Do this ->
Write the data out again, character for character, with no images.
++++ Data block ++++
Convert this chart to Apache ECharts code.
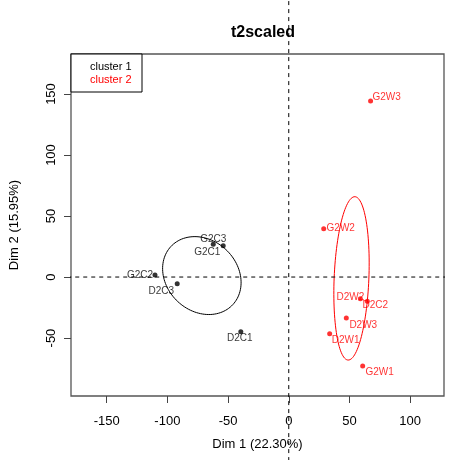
<!DOCTYPE html>
<html>
<head>
<meta charset="utf-8">
<script src="https://cdn.jsdelivr.net/npm/echarts@6/dist/echarts.min.js"></script>
<style>
  html, body { margin: 0; padding: 0; background: #fff; }
  #myChart { width: 454px; height: 460px; }
</style>
</head>
<body>
<div id="myChart"></div>
<script>
// individuals, two clusters
const c1Names = ['G2C2', 'D2C3', 'G2C1', 'G2C3', 'D2C1']
const c1Dim1 = [-110.2, -91.9, -62.2, -54.0, -39.5]
const c1Dim2 = [1.6, -5.5, 26.8, 25.7, -44.8]

const c2Names = ['G2W3', 'G2W2', 'D2W2', 'D2C2', 'D2W3', 'D2W1', 'G2W1']
const c2Dim1 = [67.4, 28.8, 59.0, 64.7, 47.4, 33.7, 60.9]
const c2Dim2 = [144.3, 39.6, -17.8, -19.9, -33.6, -46.5, -73.0]

// confidence ellipses: centre, semi axes, angle (deg)
const ellCx = [-71.6, 51.7]
const ellCy = [1.2, -1.1]
const ellA = [34.9, 67.0]
const ellB = [29.1, 14.3]
const ellAngle = [-43, 87.6]

const xTicks = [-150, -100, -50, 0, 50, 100]
const yTicks = [-50, 0, 50, 100, 150]

// where each label sits, relative to its point (px)
const labelShift = {
  G2C2: [-15, 0], D2C3: [-16, 8], G2C1: [-6, 8], G2C3: [-10, -6], D2C1: [-1, 7],
  G2W3: [16, -4], G2W2: [17, 0], D2W2: [-10, -2], D2C2: [8, 4],
  D2W3: [17, 7], D2W1: [16, 6], G2W1: [17, 6]
}

function points (names, xs, ys) {
  return names.map((n, i) => ({
    name: n,
    value: [xs[i], ys[i]],
    label: { offset: labelShift[n] }
  }))
}

function ellipseSeries (k, color) {
  return {
    type: 'custom',
    silent: true,
    data: [[ellCx[k], ellCy[k]]],
    renderItem: function (params, api) {
      const th = ellAngle[k] * Math.PI / 180
      const pts = []
      for (let i = 0; i <= 120; i++) {
        const t = i / 120 * 2 * Math.PI
        const u = ellA[k] * Math.cos(t)
        const v = ellB[k] * Math.sin(t)
        pts.push(api.coord([
          api.value(0) + u * Math.cos(th) - v * Math.sin(th),
          api.value(1) + u * Math.sin(th) + v * Math.cos(th)
        ]))
      }
      return {
        type: 'polyline',
        shape: { points: pts },
        style: { stroke: color, lineWidth: 1, fill: null }
      }
    }
  }
}

const font = 'Liberation Sans, Arial, sans-serif'
const dash = { color: '#000', width: 1, type: [4, 4] }

let myChart = echarts.init(document.getElementById('myChart'))
myChart.setOption({
  animation: false,
  backgroundColor: '#fff',
  textStyle: { fontFamily: font },
  title: {
    text: 't2scaled',
    left: 258,
    top: 20,
    textAlign: 'center',
    textStyle: { fontSize: 16, fontWeight: 'bold', color: '#000', fontFamily: font }
  },
  grid: {
    left: 71, right: 10, top: 54, bottom: 64,
    show: true, borderColor: '#555', borderWidth: 1.3,
    containLabel: false, outerBoundsMode: 'none'
  },
  xAxis: {
    type: 'value',
    min: -179.4, max: 127.9,
    name: 'Dim 1 (22.30%)',
    nameLocation: 'middle',
    nameGap: 42,
    nameTextStyle: { fontSize: 13, color: '#000' },
    splitLine: { show: false },
    axisLine: { show: false, onZero: false },
    axisTick: { show: true, length: 7, customValues: xTicks, lineStyle: { color: '#444' } },
    axisLabel: { customValues: xTicks, fontSize: 13, color: '#000', margin: 19 }
  },
  yAxis: {
    type: 'value',
    min: -97.5, max: 182.8,
    name: 'Dim 2 (15.95%)',
    nameLocation: 'middle',
    nameGap: 50,
    nameTextStyle: { fontSize: 13, color: '#000' },
    splitLine: { show: false },
    axisLine: { show: false, onZero: false },
    axisTick: { show: true, length: 7, customValues: yTicks, lineStyle: { color: '#444' } },
    axisLabel: { customValues: yTicks, fontSize: 13, color: '#000', margin: 13, rotate: 90 }
  },
  graphic: [
    {
      type: 'rect',
      shape: { x: 71, y: 54, width: 71, height: 38 },
      style: { fill: '#fff', stroke: '#000', lineWidth: 1 },
      z: 10
    },
    { type: 'text', left: 90, top: 61, z: 11, style: { text: 'cluster 1', fill: '#000', font: '11px ' + font } },
    { type: 'text', left: 90, top: 74, z: 11, style: { text: 'cluster 2', fill: 'red', font: '11px ' + font } }
  ],
  series: [
    // dashed reference lines through the origin, running past the box
    {
      type: 'line', clip: false, symbol: 'none', silent: true,
      data: [[0, -400], [0, 400]], lineStyle: dash
    },
    {
      type: 'line', clip: false, symbol: 'none', silent: true,
      data: [[-400, 0], [400, 0]], lineStyle: dash
    },
    ellipseSeries(0, '#000'),
    ellipseSeries(1, 'red'),
    {
      type: 'scatter',
      symbolSize: 5,
      itemStyle: { color: '#000' },
      label: {
        show: true, position: 'inside', formatter: '{b}',
        fontSize: 10, color: '#000', fontFamily: font
      },
      data: points(c1Names, c1Dim1, c1Dim2)
    },
    {
      type: 'scatter',
      symbolSize: 5,
      itemStyle: { color: 'red' },
      label: {
        show: true, position: 'inside', formatter: '{b}',
        fontSize: 10, color: 'red', fontFamily: font
      },
      data: points(c2Names, c2Dim1, c2Dim2)
    }
  ]
})
</script>
</body>
</html>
++++
Response to the task ->
Convert this chart to Apache ECharts code.
<!DOCTYPE html>
<html>
<head>
<meta charset="utf-8">
<script src="https://cdn.jsdelivr.net/npm/echarts@6/dist/echarts.min.js"></script>
<style>
  html, body { margin: 0; padding: 0; background: #fff; }
  #myChart { width: 454px; height: 460px; }
</style>
</head>
<body>
<div id="myChart"></div>
<script>
// individuals, two clusters
const c1Names = ['G2C2', 'D2C3', 'G2C1', 'G2C3', 'D2C1']
const c1Dim1 = [-110.2, -91.9, -62.2, -54.0, -39.5]
const c1Dim2 = [1.6, -5.5, 26.8, 25.7, -44.8]

const c2Names = ['G2W3', 'G2W2', 'D2W2', 'D2C2', 'D2W3', 'D2W1', 'G2W1']
const c2Dim1 = [67.4, 28.8, 59.0, 64.7, 47.4, 33.7, 60.9]
const c2Dim2 = [144.3, 39.6, -17.8, -19.9, -33.6, -46.5, -73.0]

// confidence ellipses: centre, semi axes, angle (deg)
const ellCx = [-71.6, 51.7]
const ellCy = [1.2, -1.1]
const ellA = [34.9, 67.0]
const ellB = [29.1, 14.3]
const ellAngle = [-43, 87.6]

const xTicks = [-150, -100, -50, 0, 50, 100]
const yTicks = [-50, 0, 50, 100, 150]

// where each label sits, relative to its point (px)
const labelShift = {
  G2C2: [-15, 0], D2C3: [-16, 8], G2C1: [-6, 8], G2C3: [-10, -6], D2C1: [-1, 7],
  G2W3: [16, -4], G2W2: [17, 0], D2W2: [-10, -2], D2C2: [8, 4],
  D2W3: [17, 7], D2W1: [16, 6], G2W1: [17, 6]
}

function points (names, xs, ys) {
  return names.map((n, i) => ({
    name: n,
    value: [xs[i], ys[i]],
    label: { offset: labelShift[n] }
  }))
}

function ellipseSeries (k, color) {
  return {
    type: 'custom',
    silent: true,
    data: [[ellCx[k], ellCy[k]]],
    renderItem: function (params, api) {
      const th = ellAngle[k] * Math.PI / 180
      const pts = []
      for (let i = 0; i <= 120; i++) {
        const t = i / 120 * 2 * Math.PI
        const u = ellA[k] * Math.cos(t)
        const v = ellB[k] * Math.sin(t)
        pts.push(api.coord([
          api.value(0) + u * Math.cos(th) - v * Math.sin(th),
          api.value(1) + u * Math.sin(th) + v * Math.cos(th)
        ]))
      }
      return {
        type: 'polyline',
        shape: { points: pts },
        style: { stroke: color, lineWidth: 1, fill: null }
      }
    }
  }
}

const font = 'Liberation Sans, Arial, sans-serif'
const dash = { color: '#000', width: 1, type: [4, 4] }

let myChart = echarts.init(document.getElementById('myChart'))
myChart.setOption({
  animation: false,
  backgroundColor: '#fff',
  textStyle: { fontFamily: font },
  title: {
    text: 't2scaled',
    left: 258,
    top: 20,
    textAlign: 'center',
    textStyle: { fontSize: 16, fontWeight: 'bold', color: '#000', fontFamily: font }
  },
  grid: {
    left: 71, right: 10, top: 54, bottom: 64,
    show: true, borderColor: '#555', borderWidth: 1.3,
    containLabel: false, outerBoundsMode: 'none'
  },
  xAxis: {
    type: 'value',
    min: -179.4, max: 127.9,
    name: 'Dim 1 (22.30%)',
    nameLocation: 'middle',
    nameGap: 42,
    nameTextStyle: { fontSize: 13, color: '#000' },
    splitLine: { show: false },
    axisLine: { show: false, onZero: false },
    axisTick: { show: true, length: 7, customValues: xTicks, lineStyle: { color: '#444' } },
    axisLabel: { customValues: xTicks, fontSize: 13, color: '#000', margin: 19 }
  },
  yAxis: {
    type: 'value',
    min: -97.5, max: 182.8,
    name: 'Dim 2 (15.95%)',
    nameLocation: 'middle',
    nameGap: 50,
    nameTextStyle: { fontSize: 13, color: '#000' },
    splitLine: { show: false },
    axisLine: { show: false, onZero: false },
    axisTick: { show: true, length: 7, customValues: yTicks, lineStyle: { color: '#444' } },
    axisLabel: { customValues: yTicks, fontSize: 13, color: '#000', margin: 13, rotate: 90 }
  },
  graphic: [
    {
      type: 'rect',
      shape: { x: 71, y: 54, width: 71, height: 38 },
      style: { fill: '#fff', stroke: '#000', lineWidth: 1 },
      z: 10
    },
    { type: 'text', left: 90, top: 61, z: 11, style: { text: 'cluster 1', fill: '#000', font: '11px ' + font } },
    { type: 'text', left: 90, top: 74, z: 11, style: { text: 'cluster 2', fill: 'red', font: '11px ' + font } }
  ],
  series: [
    // dashed reference lines through the origin, running past the box
    {
      type: 'line', clip: false, symbol: 'none', silent: true,
      data: [[0, -400], [0, 400]], lineStyle: dash
    },
    {
      type: 'line', clip: false, symbol: 'none', silent: true,
      data: [[-400, 0], [400, 0]], lineStyle: dash
    },
    ellipseSeries(0, '#000'),
    ellipseSeries(1, 'red'),
    {
      type: 'scatter',
      symbolSize: 5,
      itemStyle: { color: '#000' },
      label: {
        show: true, position: 'inside', formatter: '{b}',
        fontSize: 10, color: '#000', fontFamily: font
      },
      data: points(c1Names, c1Dim1, c1Dim2)
    },
    {
      type: 'scatter',
      symbolSize: 5,
      itemStyle: { color: 'red' },
      label: {
        show: true, position: 'inside', formatter: '{b}',
        fontSize: 10, color: 'red', fontFamily: font
      },
      data: points(c2Names, c2Dim1, c2Dim2)
    }
  ]
})
</script>
</body>
</html>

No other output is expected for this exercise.